What the task asks: Please, without the pictures, retype exactly the lines from the start of the material through the line that holds "from matplotlib.patches import Rectangle".

Dataset content:
=======

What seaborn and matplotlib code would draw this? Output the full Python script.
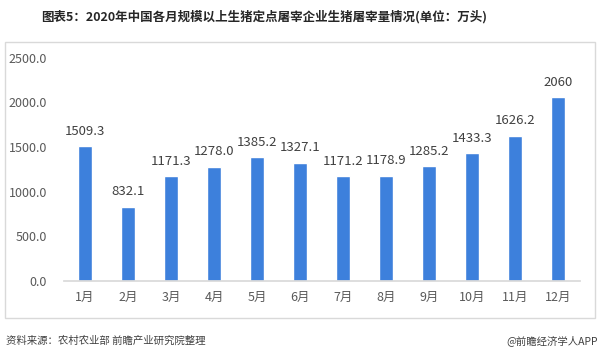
import matplotlib
matplotlib.use('Agg')
import matplotlib.pyplot as plt
import pandas as pd
import seaborn as sns
from matplotlib.patches import Rectangle

months = ['1月', '2月', '3月', '4月', '5月', '6月',
          '7月', '8月', '9月', '10月', '11月', '12月']
slaughter = [1509.3, 832.1, 1171.3, 1278.0, 1385.2, 1327.1,
             1171.2, 1178.9, 1285.2, 1433.3, 1626.2, 2060]
value_labels = ['1509.3', '832.1', '1171.3', '1278.0', '1385.2', '1327.1',
                '1171.2', '1178.9', '1285.2', '1433.3', '1626.2', '2060']
yticks = [0, 500, 1000, 1500, 2000, 2500]

sns.set_theme(style='white')
plt.rcParams['font.family'] = ['Noto Sans CJK SC', 'DejaVu Sans']

df = pd.DataFrame({'month': months, 'value': slaughter})

fig = plt.figure(figsize=(6, 3.57), dpi=100)
fig.patches.append(Rectangle((5 / 600, 1 - 318 / 357), 590 / 600, 276 / 357,
                             transform=fig.transFigure, fill=False,
                             edgecolor='#d9d9d9', linewidth=1))
ax = fig.add_axes([0.106, 0.213, 0.86, 0.625])
sns.barplot(data=df, x='month', y='value', color='#3d80dc', width=0.31,
            saturation=1, ax=ax)

# labels above each bar
for i, (v, lab) in enumerate(zip(slaughter, value_labels)):
    ax.text(i, v + 95, lab, ha='center', va='bottom', fontsize=9.5, color='#404040')

ax.set_ylim(0, 2500)
ax.set_xlim(-0.5, 11.5)
ax.set_yticks(yticks)
ax.set_yticklabels([f'{t:.1f}' for t in yticks], fontsize=9, color='#595959')
ax.tick_params(axis='x', labelsize=9, colors='#595959', length=0, pad=7)
ax.tick_params(axis='y', length=0, pad=12)
ax.set_xlabel('')
ax.set_ylabel('')
for s in ['top', 'right', 'left']:
    ax.spines[s].set_visible(False)
ax.spines['bottom'].set_color('#d9d9d9')

fig.text(0.068, 0.952, '图表5：2020年中国各月规模以上生猪定点屠宰企业生猪屠宰量情况(单位：万头)',
         fontsize=9, fontweight='bold', color='#262626', va='center')
fig.text(0.01, 0.045, '资料来源：农村农业部 前瞻产业研究院整理', fontsize=7.5,
         color='#404040', va='center')
fig.text(0.997, 0.045, '@前瞻经济学人APP', fontsize=7.5, color='#404040',
         va='center', ha='right')

plt.savefig('out.png', dpi=100)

=======

The solution:
What seaborn and matplotlib code would draw this? Output the full Python script.
import matplotlib
matplotlib.use('Agg')
import matplotlib.pyplot as plt
import pandas as pd
import seaborn as sns
from matplotlib.patches import Rectangle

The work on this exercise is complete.